3. Manage Inventory Wisely

For micro enterprises, holding excess inventory can tie up cash that could be used elsewhere. Effective inventory management can free up cash flow and reduce holding costs.

Strategies for Inventory Management:

  • Implement Just-In-Time (JIT) Inventory: This strategy involves ordering inventory only as needed, reducing the amount of capital tied up in stock.
  • Monitor Inventory Levels: Regularly review inventory levels to identify slow-moving items that may need to be discounted or removed.
  • Utilize Inventory Management Software: Consider using software tools that help track inventory levels and sales trends, allowing for more informed purchasing decisions.


4. Optimize Payment Terms with Suppliers

Negotiating favorable payment terms with suppliers can significantly improve cash flow.

Tips for Optimizing Supplier Payments:

  • Extend Payment Terms: Negotiate longer payment terms with suppliers, allowing more time to pay invoices without incurring late fees.
  • Build Strong Relationships: Maintain good relationships with suppliers, which can lead to better terms and flexibility during cash flow crunches.
  • Consolidate Orders: If possible, consolidate orders to benefit from bulk purchasing discounts, reducing overall costs.


5. Diversify Revenue Streams

Relying on a single revenue stream can be risky for micro enterprises. Diversifying income sources can help stabilize cash flow and reduce financial vulnerability.

Ways to Diversify Revenue:

  • Introduce New Products or Services: Expand your offerings to attract new customers and increase sales.
  • Explore Online Sales: If you have a physical store, consider setting up an e-commerce platform to reach a broader audience.
  • Partner with Other Businesses: Collaborate with complementary businesses to cross-promote products or services, creating additional revenue opportunities.


6. Monitor and Control Expenses

Keeping a close eye on expenses is vital for maintaining a positive cash flow.

Strategies for Expense Control:

  • Create a Budget: Develop a detailed budget that outlines expected income and expenses. Regularly review and adjust it as necessary.
  • Reduce Unnecessary Costs: Identify and eliminate non-essential expenses, such as subscriptions or services that are not providing sufficient value.
  • Negotiate Contracts: Review contracts with service providers and negotiate better rates or terms where possible.


7. Utilize Short-Term Financing Wisely

While relying on debt should be done cautiously, short-term financing can provide a temporary cash flow boost during lean periods.

Types of Short-Term Financing:

  • Business Lines of Credit: A business line of credit allows you to borrow money as needed, giving you flexibility in managing cash flow.
  • Short-Term Loans: Consider short-term loans to cover immediate cash needs, but ensure you can repay them quickly to avoid high interest costs.
  • Invoice Financing: This allows businesses to borrow money against outstanding invoices, providing immediate cash flow.


8. Improve Sales and Marketing Efforts

Increasing sales is one of the most effective ways to enhance cash flow. Focus on improving your sales and marketing strategies to attract more customers.

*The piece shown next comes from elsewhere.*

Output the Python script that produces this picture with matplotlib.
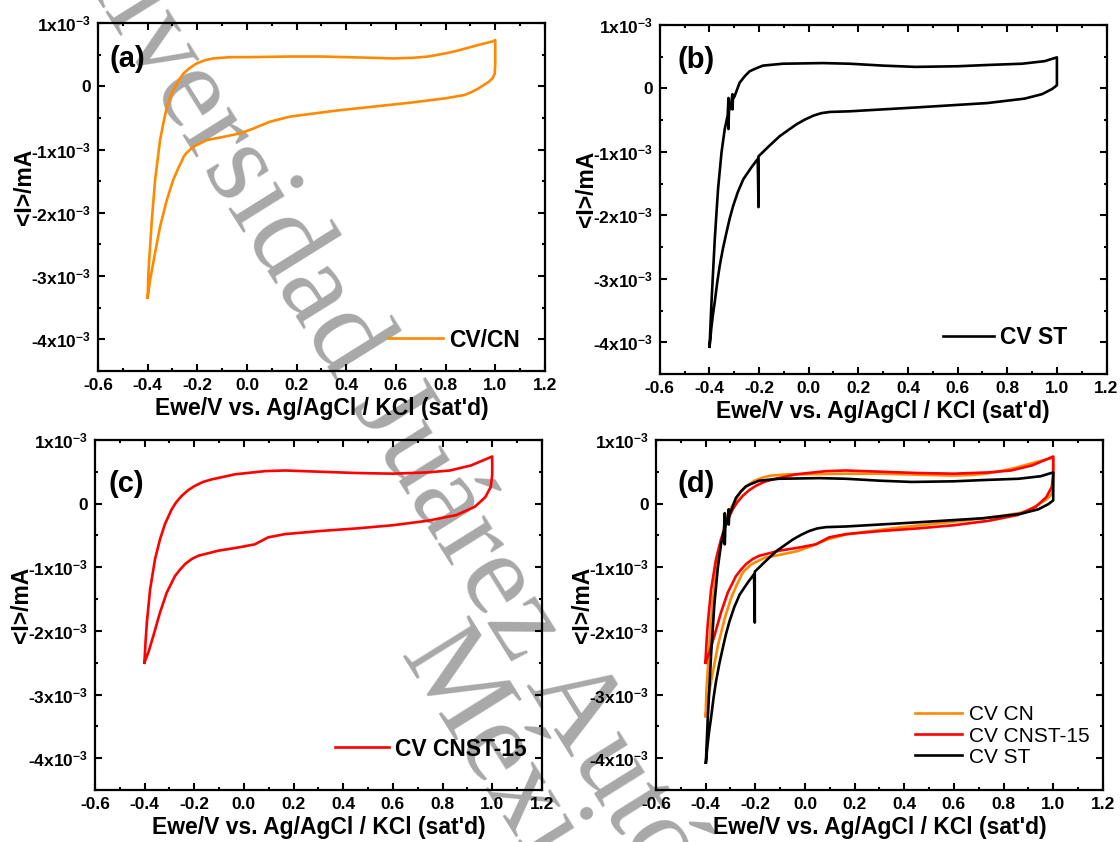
import matplotlib
matplotlib.use("Agg")
import matplotlib.pyplot as plt
from matplotlib.ticker import MultipleLocator, FuncFormatter

plt.rcParams['font.family'] = ['Liberation Sans', 'DejaVu Sans']
plt.rcParams['mathtext.fontset'] = 'custom'
plt.rcParams['mathtext.rm'] = 'Liberation Sans:bold'
plt.rcParams['mathtext.bf'] = 'Liberation Sans:bold'
plt.rcParams['mathtext.it'] = 'Liberation Sans:bold'
plt.rcParams['mathtext.default'] = 'rm'

# CV loops: potential (V vs Ag/AgCl) and current (x1e-3 mA)
CN_E = [-0.400, -0.397, -0.384, -0.370, -0.350, -0.337, -0.323, -0.310, -0.297, -0.276,
        -0.256, -0.230, -0.203, -0.170, -0.136, -0.068, 0.000, 0.173, 0.300, 0.400,
        0.500, 0.590, 0.670, 0.730, 0.800, 0.845, 0.930, 0.990, 1.000, 1.000,
        0.998, 0.990, 0.974, 0.950, 0.930, 0.900, 0.874, 0.800, 0.657, 0.514,
        0.370, 0.250, 0.173, 0.093, 0.025, -0.028, -0.095, -0.162, -0.216, -0.245,
        -0.256, -0.262, -0.275, -0.297, -0.323, -0.350, -0.370, -0.390, -0.400]
CN_I = [-3.34, -2.95, -2.16, -1.48, -0.85, -0.59, -0.33, -0.18, -0.06, 0.08,
        0.20, 0.29, 0.36, 0.41, 0.44, 0.46, 0.46, 0.47, 0.47, 0.46,
        0.45, 0.44, 0.45, 0.47, 0.52, 0.56, 0.65, 0.71, 0.73, 0.35,
        0.20, 0.13, 0.07, 0.01, -0.04, -0.10, -0.14, -0.19, -0.26, -0.32,
        -0.38, -0.44, -0.48, -0.56, -0.67, -0.745, -0.80, -0.85, -0.955, -1.06,
        -1.12, -1.18, -1.28, -1.48, -1.80, -2.22, -2.63, -3.06, -3.34]

ST_E = [-0.399, -0.392, -0.378, -0.365, -0.351, -0.338, -0.326, -0.323, -0.323, -0.321,
        -0.312, -0.307, -0.307, -0.305, -0.298, -0.278, -0.258, -0.238, -0.210, -0.184,
        -0.104, 0.058, 0.165, 0.300, 0.430, 0.600, 0.720, 0.860, 0.950, 1.000,
        1.000, 0.980, 0.940, 0.870, 0.720, 0.430, 0.165, 0.085, 0.050, 0.018,
        -0.015, -0.049, -0.080, -0.116, -0.160, -0.202, -0.202, -0.205, -0.230, -0.263,
        -0.285, -0.304, -0.318, -0.331, -0.345, -0.358, -0.368, -0.378, -0.386, -0.392,
        -0.399]
ST_I = [-4.07, -3.42, -2.37, -1.59, -1.01, -0.64, -0.42, -0.15, -0.64, -0.36,
        -0.24, -0.09, -0.33, -0.17, -0.12, 0.09, 0.19, 0.27, 0.32, 0.36,
        0.39, 0.40, 0.39, 0.36, 0.34, 0.35, 0.37, 0.39, 0.43, 0.49,
        0.05, -0.01, -0.09, -0.16, -0.23, -0.30, -0.36, -0.37, -0.39, -0.43,
        -0.49, -0.565, -0.65, -0.75, -0.91, -1.07, -1.87, -1.11, -1.24, -1.43,
        -1.63, -1.85, -2.05, -2.27, -2.52, -2.79, -3.05, -3.36, -3.58, -3.78,
        -4.07]

CNST_E = [-0.401, -0.396, -0.391, -0.378, -0.358, -0.338, -0.318, -0.291, -0.273, -0.251,
          -0.225, -0.197, -0.165, -0.130, -0.036, 0.085, 0.165, 0.310, 0.455, 0.600,
          0.740, 0.830, 0.915, 1.000, 1.000, 0.994, 0.972, 0.930, 0.856, 0.740,
          0.600, 0.455, 0.310, 0.165, 0.098, 0.044, -0.023, -0.103, -0.184, -0.210,
          -0.237, -0.258, -0.278, -0.311, -0.338, -0.365, -0.385, -0.401]
CNST_I = [-2.50, -2.15, -1.87, -1.35, -0.87, -0.56, -0.32, -0.09, 0.02, 0.12,
          0.21, 0.28, 0.34, 0.38, 0.46, 0.51, 0.52, 0.50, 0.48, 0.47,
          0.49, 0.52, 0.60, 0.74, 0.45, 0.26, 0.10, -0.05, -0.18, -0.27,
          -0.34, -0.39, -0.43, -0.48, -0.53, -0.64, -0.69, -0.74, -0.82, -0.87,
          -0.95, -1.04, -1.14, -1.40, -1.71, -2.08, -2.34, -2.50]

C_CN, C_CNST, C_ST = '#ff8a00', '#ff0000', '#000000'
XLABEL = "Ewe/V vs. Ag/AgCl / KCl (sat'd)"
YLABEL = "<I>/mA"


def ytick_fmt(v, pos):
    n = int(round(v * 1e3))
    return "0" if n == 0 else f"{n}x10$^{{-3}}$"


def style(ax, tag, tag_xy):
    ax.set_facecolor('none')
    ax.set_xlim(-0.6, 1.2)
    ax.set_ylim(-4.5e-3, 1e-3)
    ax.xaxis.set_major_locator(MultipleLocator(0.2))
    ax.xaxis.set_minor_locator(MultipleLocator(0.1))
    ax.yaxis.set_major_locator(MultipleLocator(1e-3))
    ax.yaxis.set_minor_locator(MultipleLocator(0.5e-3))
    ax.xaxis.set_major_formatter(FuncFormatter(lambda v, p: f"{round(v, 1):.1f}"))
    ax.yaxis.set_major_formatter(FuncFormatter(ytick_fmt))
    ax.tick_params(which='both', direction='in', top=True, right=True, width=1.5)
    ax.tick_params(which='major', length=5, labelsize=12.5, pad=5)
    ax.tick_params(which='minor', length=2.5)
    for lab in ax.get_xticklabels() + ax.get_yticklabels():
        lab.set_fontweight('bold')
    for s in ax.spines.values():
        s.set_linewidth(1.6)
    ax.set_xlabel(XLABEL, fontsize=16.5, fontweight='bold', labelpad=3)
    ax.set_ylabel(YLABEL, fontsize=16.5, fontweight='bold')
    ax.yaxis.set_label_coords(-0.138, 0.53)
    ax.text(tag_xy[0], tag_xy[1], tag, transform=ax.transAxes, fontsize=21,
            fontweight='bold', ha='left', va='center')


def cur(v):
    return [i * 1e-3 for i in v]


fig = plt.figure(figsize=(11.2, 8.42), dpi=100)
ax_a = fig.add_axes([0.0875, 0.5594, 0.399, 0.4133])
ax_b = fig.add_axes([0.589, 0.5558, 0.399, 0.4145])
ax_c = fig.add_axes([0.0848, 0.0618, 0.399, 0.4157])
ax_d = fig.add_axes([0.5857, 0.0618, 0.399, 0.4157])

lw = 1.9
ax_a.plot(CN_E, cur(CN_I), color=C_CN, lw=lw, label='CV/CN')
ax_b.plot(ST_E, cur(ST_I), color=C_ST, lw=lw, label='CV ST')
ax_c.plot(CNST_E, cur(CNST_I), color=C_CNST, lw=lw, label='CV CNST-15')
ax_d.plot(CN_E, cur(CN_I), color=C_CN, lw=lw, label='CV CN')
ax_d.plot(CNST_E, cur(CNST_I), color=C_CNST, lw=lw, label='CV CNST-15')
ax_d.plot(ST_E, cur(ST_I), color=C_ST, lw=lw, label='CV ST')

style(ax_a, '(a)', (0.025, 0.897))
style(ax_b, '(b)', (0.040, 0.900))
style(ax_c, '(c)', (0.031, 0.874))
style(ax_d, '(d)', (0.049, 0.874))

bold = {'weight': 'bold', 'size': 16.5}
for ax, pos, hl in [(ax_a, (0.649, 0.089), 2.4), (ax_b, (0.633, 0.106), 2.25),
                    (ax_c, (0.537, 0.117), 2.35)]:
    ax.legend(loc='center left', bbox_to_anchor=pos, frameon=False, borderpad=0,
              borderaxespad=0, handlelength=hl, handletextpad=0.25, prop=bold)
ax_d.legend(loc='center left', bbox_to_anchor=(0.579, 0.154), frameon=False, borderpad=0,
            borderaxespad=0, handlelength=2.26, handletextpad=0.35, labelspacing=0.1,
            prop={'size': 15})

# watermark behind the plots
wm = dict(fontsize=86, family=['Liberation Serif', 'DejaVu Serif'], color='#a8a8a8',
          rotation=-58, rotation_mode='anchor', ha='left', va='baseline', zorder=-1)
fig.text(0.0232, 1.1361, "Universidad Juárez Autónoma de Tabasco", **wm)
fig.text(0.3558, 0.221, "México", **wm)

fig.savefig("out.png", dpi=100)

Strategies to Boost Sales:

  • Leverage Social Media: Use social media platforms to promote your products or services and engage with potential customers.
  • Run Promotions or Discounts: Offer limited-time promotions or discounts to encourage purchases and stimulate cash flow.
  • Network Locally: Attend local events, trade shows, and networking gatherings to promote your business and build relationships with potential customers.


9. Automate Cash Flow Management

Automation can streamline cash flow management processes, saving time and reducing errors.

Tools for Automation:

  • Accounting Software: Use accounting software to track income and expenses, manage invoices, and generate financial reports.
  • Payment Processing Solutions: Implement payment processing systems that automate invoicing and payments, making it easier for customers to pay.


10. Regularly Review Financial Statements

Regularly reviewing financial statements is crucial for understanding your business's cash flow position.

Key Financial Statements to Monitor:

  • Cash Flow Statement: Provides a summary of cash inflows and outflows over a specific period, helping identify cash flow trends.
  • Profit and Loss Statement: Shows revenue and expenses, providing insight into overall profitability.
  • Balance Sheet: Displays assets, liabilities, and equity, helping assess the financial health of the business.


11. Plan for Seasonal Fluctuations

Many micro enterprises experience seasonal fluctuations in cash flow. Preparing for these variations can help maintain stability.

Strategies for Managing Seasonality:

  • Forecast Seasonal Sales: Use historical sales data to predict seasonal trends and plan accordingly.
  • Build a Cash Reserve: Set aside funds during peak seasons to cover expenses during slower periods.
  • Offer Seasonal Promotions: Run promotions during slower months to encourage sales and maintain cash flow.


Conclusion

Improving cash flow is essential for the success and sustainability of micro enterprises. By implementing the strategies outlined in this article, small business owners can enhance their financial health, ensure timely payments, and create a stable foundation for growth.

Remember, effective cash flow management is an ongoing process that requires regular monitoring and adjustment. By staying proactive and informed, micro enterprises can navigate financial challenges and seize opportunities for success in an increasingly competitive market. Start taking steps today to improve your cash flow and secure a prosperous future for your business.